— Start GIVEN ENTRIES —

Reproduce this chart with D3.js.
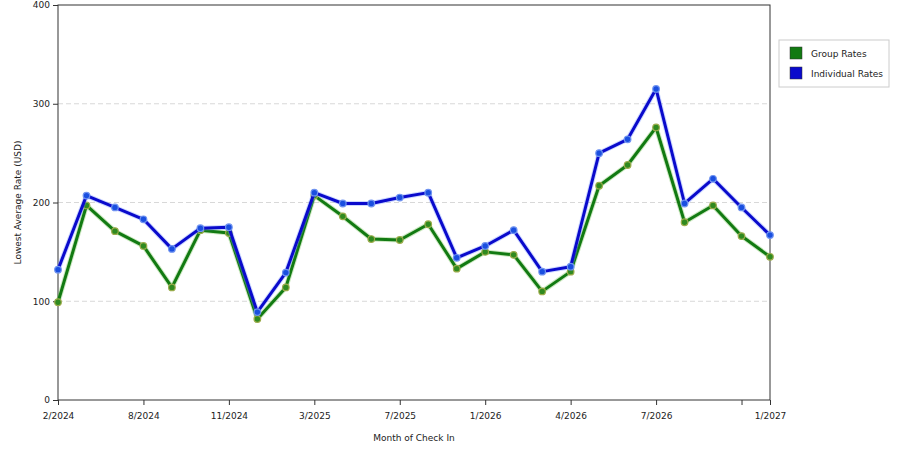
<!DOCTYPE html>
<html>
<head>
<meta charset="utf-8">
<script src="https://cdn.jsdelivr.net/npm/d3@7"></script>
<style>
body { margin: 0; background: #fff; }
text { font-family: "DejaVu Sans", Verdana, sans-serif; fill: #222; }
</style>
</head>
<body>
<svg id="chart" width="900" height="450"></svg>
<script>
// months with data (only some of them get a label on the axis)
var months = ["2/2024","4/2024","6/2024","8/2024","9/2024","10/2024","11/2024","12/2024","2/2025",
  "3/2025","4/2025","6/2025","7/2025","9/2025","11/2025","1/2026","2/2026","3/2026",
  "4/2026","5/2026","6/2026","7/2026","9/2026","10/2026","12/2026","1/2027"];
var groupRates = [99,197,171,156,114,172,169,82,114,207,186,163,162,178,133,150,147,110,
  130,217,238,276,180,197,166,145];
var individualRates = [132,207,195,183,153,174,175,89,129,210,199,199,205,210,144,156,172,130,
  135,250,264,315,199,224,195,167];
var tickMonths = ["2/2024","8/2024","11/2024","3/2025","7/2025","1/2026","4/2026","7/2026","12/2026","1/2027"];
var labelledMonths = ["2/2024","8/2024","11/2024","3/2025","7/2025","1/2026","4/2026","7/2026","1/2027"];
var yTicks = [0,100,200,300,400];

var svg = d3.select('#chart');
var plotLeft = 58, plotTop = 5, plotRight = 770, plotBottom = 400;

var x = d3.scalePoint().domain(months).range([plotLeft, plotRight]);
var y = d3.scaleLinear().domain([0, 400]).range([plotBottom, plotTop]);

// grid
svg.append('g').selectAll('line')
  .data([100,200,300]).enter().append('line')
  .attr('x1', plotLeft).attr('x2', plotRight)
  .attr('y1', function(d){ return y(d); }).attr('y2', function(d){ return y(d); })
  .style('stroke', '#d8d8d8').style('stroke-dasharray', '5,3');

// frame
svg.append('rect')
  .attr('x', plotLeft).attr('y', plotTop)
  .attr('width', plotRight - plotLeft).attr('height', plotBottom - plotTop)
  .style('fill', 'none').style('stroke', '#333');

var xAxis = d3.axisBottom(x).tickValues(tickMonths).tickSize(5).tickSizeOuter(0)
  .tickFormat(function(d){ return labelledMonths.indexOf(d) >= 0 ? d : ''; });
var gx = svg.append('g').attr('transform', 'translate(0,' + plotBottom + ')').call(xAxis);
gx.select('.domain').remove();
gx.selectAll('line').style('stroke', '#333');
gx.selectAll('text').style('font-size', '9px').attr('dy', '1.25em');

var yAxis = d3.axisLeft(y).tickValues(yTicks).tickSize(5).tickSizeOuter(0);
var gy = svg.append('g').attr('transform', 'translate(' + plotLeft + ',0)').call(yAxis);
gy.select('.domain').remove();
gy.selectAll('line').style('stroke', '#333');
gy.selectAll('text').style('font-size', '9px');

svg.append('text')
  .attr('x', (plotLeft + plotRight) / 2).attr('y', 441)
  .style('font-size', '9px').style('text-anchor', 'middle')
  .text('Month of Check In');

svg.append('text')
  .attr('transform', 'translate(21,' + ((plotTop + plotBottom) / 2) + ') rotate(-90)')
  .style('font-size', '9px').style('text-anchor', 'middle')
  .text('Lowest Average Rate (USD)');

function drawSeries(values, lineColor, haloColor, dotColor, dotStroke)
{
  var line = d3.line()
    .x(function(d, i){ return x(months[i]); })
    .y(function(d){ return y(d); });

  svg.append('path').datum(values)
    .attr('d', line)
    .style('fill', 'none').style('stroke', haloColor)
    .style('stroke-width', 5).style('stroke-opacity', 0.35)
    .style('stroke-linejoin', 'round');

  svg.append('path').datum(values)
    .attr('d', line)
    .style('fill', 'none').style('stroke', lineColor)
    .style('stroke-width', 3)
    .style('stroke-linejoin', 'round');

  svg.append('g').selectAll('circle')
    .data(values).enter().append('circle')
    .attr('cx', function(d, i){ return x(months[i]); })
    .attr('cy', function(d){ return y(d); })
    .attr('r', 3.3)
    .style('fill', dotColor)
    .style('stroke', dotStroke).style('stroke-width', 1.2);
}

drawSeries(groupRates, '#127a12', '#6fbf4f', '#2f8a1f', '#9aab4a');
drawSeries(individualRates, '#0a0acc', '#6f8fff', '#1a4fe0', '#6f93f0');

// legend
var legend = svg.append('g').attr('transform', 'translate(779,40)');
legend.append('rect')
  .attr('width', 110).attr('height', 47)
  .style('fill', '#fff').style('stroke', '#cccccc');

var legendItems = [["Group Rates", "#127a12"], ["Individual Rates", "#0a0acc"]];
legendItems.forEach(function(item, i)
{
  legend.append('rect')
    .attr('x', 11).attr('y', 7 + i * 20)
    .attr('width', 12).attr('height', 12)
    .style('fill', item[1]).style('stroke', '#333').style('stroke-width', 0.5);
  legend.append('text')
    .attr('x', 32).attr('y', 17 + i * 20)
    .style('font-size', '9px')
    .text(item[0]);
});
</script>
</body>
</html>
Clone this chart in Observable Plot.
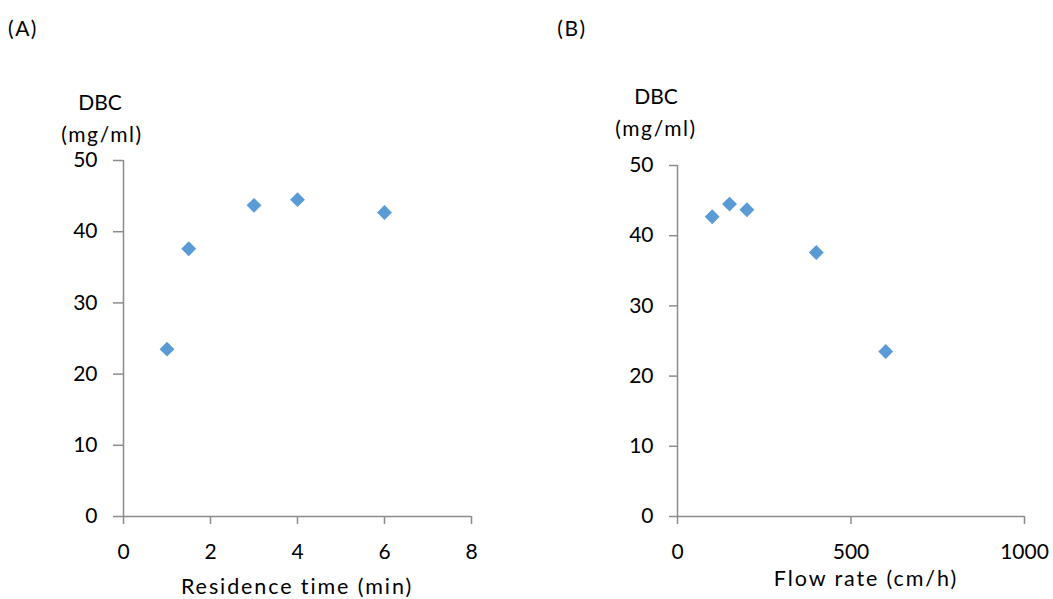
<!DOCTYPE html>
<html>
<head>
<meta charset="utf-8">
<script src="https://cdn.jsdelivr.net/npm/d3@7"></script>
<script src="https://cdn.jsdelivr.net/npm/@observablehq/plot@0.6"></script>
<style>
  html, body { margin: 0; padding: 0; background: #fff; }
  #wrap { position: relative; width: 1053px; height: 599px; font-family: Lato, "Open Sans", sans-serif; color: #000; }
  .t { position: absolute; transform: translate(-50%, -50%); white-space: nowrap; font-size: 21px; line-height: 1; }
  .p { font-size: 21px; letter-spacing: 1.5px; }
  .ax { letter-spacing: 1.9px; font-size: 21.5px; }
  .un { letter-spacing: 1.6px; }
  .svgbox { position: absolute; top: 0; }
</style>
</head>
<body>
<div id="wrap">
  <div class="t p" style="left:23px; top:27px;">(A)</div>
  <div class="t p" style="left:572px; top:27px;">(B)</div>
  <div class="t" style="left:100px; top:101px;">DBC</div>
  <div class="t un" style="left:102px; top:133px;">(mg/ml)</div>
  <div class="t" style="left:656px; top:95px;">DBC</div>
  <div class="t un" style="left:656px; top:127px;">(mg/ml)</div>
  <div class="t ax" style="left:297px; top:587px;">Residence time (min)</div>
  <div class="t ax" style="left:866px; top:579px;">Flow rate (cm/h)</div>
  <div id="a" class="svgbox" style="left:0px;"></div>
  <div id="b" class="svgbox" style="left:527px;"></div>
</div>
<script>
const residenceTime = [1, 1.5, 3, 4, 6];
const flowRate = [600, 400, 200, 150, 100];
const dbc = [23.5, 37.6, 43.7, 44.5, 42.7];
const yTicks = [0, 10, 20, 30, 40, 50];
const xTicksA = [0, 2, 4, 6, 8];
const xTicksB = [0, 500, 1000];

const axisGray = "#8c8c8c";
const markerBlue = "#5B9BD5";

function panel(xs, xDomain, xTicks, opts) {
  const data = xs.map((x, i) => ({x, y: dbc[i]}));
  return Plot.plot({
    width: opts.width,
    height: 599,
    marginLeft: opts.marginLeft,
    marginRight: opts.marginRight,
    marginTop: opts.marginTop,
    marginBottom: 83,
    x: {domain: xDomain},
    y: {domain: [0, 50]},
    style: {fontFamily: "Lato, 'Open Sans', sans-serif", fontSize: "21px", color: "#000", background: "transparent", overflow: "visible"},
    marks: [
      Plot.axisY({ticks: yTicks, tickSize: opts.yTickSize, tickPadding: 16, label: null, stroke: axisGray, strokeWidth: 1.5, fill: "#000"}),
      Plot.axisX({ticks: xTicks, tickSize: 8, tickPadding: 20, label: null, stroke: axisGray, strokeWidth: 1.5, fill: "#000", tickFormat: d => String(d)}),
      Plot.ruleX([0], {stroke: axisGray, strokeWidth: 1.5}),
      Plot.ruleY([0], {stroke: axisGray, strokeWidth: 1.5}),
      Plot.dot(data, {x: "x", y: "y", symbol: "diamond2", r: 6.7, fill: markerBlue, stroke: "none"})
    ]
  });
}

document.getElementById("a").append(panel(residenceTime, [0, 8], xTicksA, {width: 527, marginLeft: 123, marginRight: 56, marginTop: 160, yTickSize: 10}));
document.getElementById("b").append(panel(flowRate, [0, 1000], xTicksB, {width: 526, marginLeft: 150, marginRight: 29, marginTop: 165, yTickSize: 8}));
</script>
</body>
</html>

— End GIVEN ENTRIES —

▶ _YOUR TASK_:
Show each line of the data that contains the string "chart".

▶ _OUTPUT OF THE EXERCISE_:
Reproduce this chart with D3.js.
<svg id="chart" width="900" height="450"></svg>
var svg = d3.select('#chart');
Clone this chart in Observable Plot.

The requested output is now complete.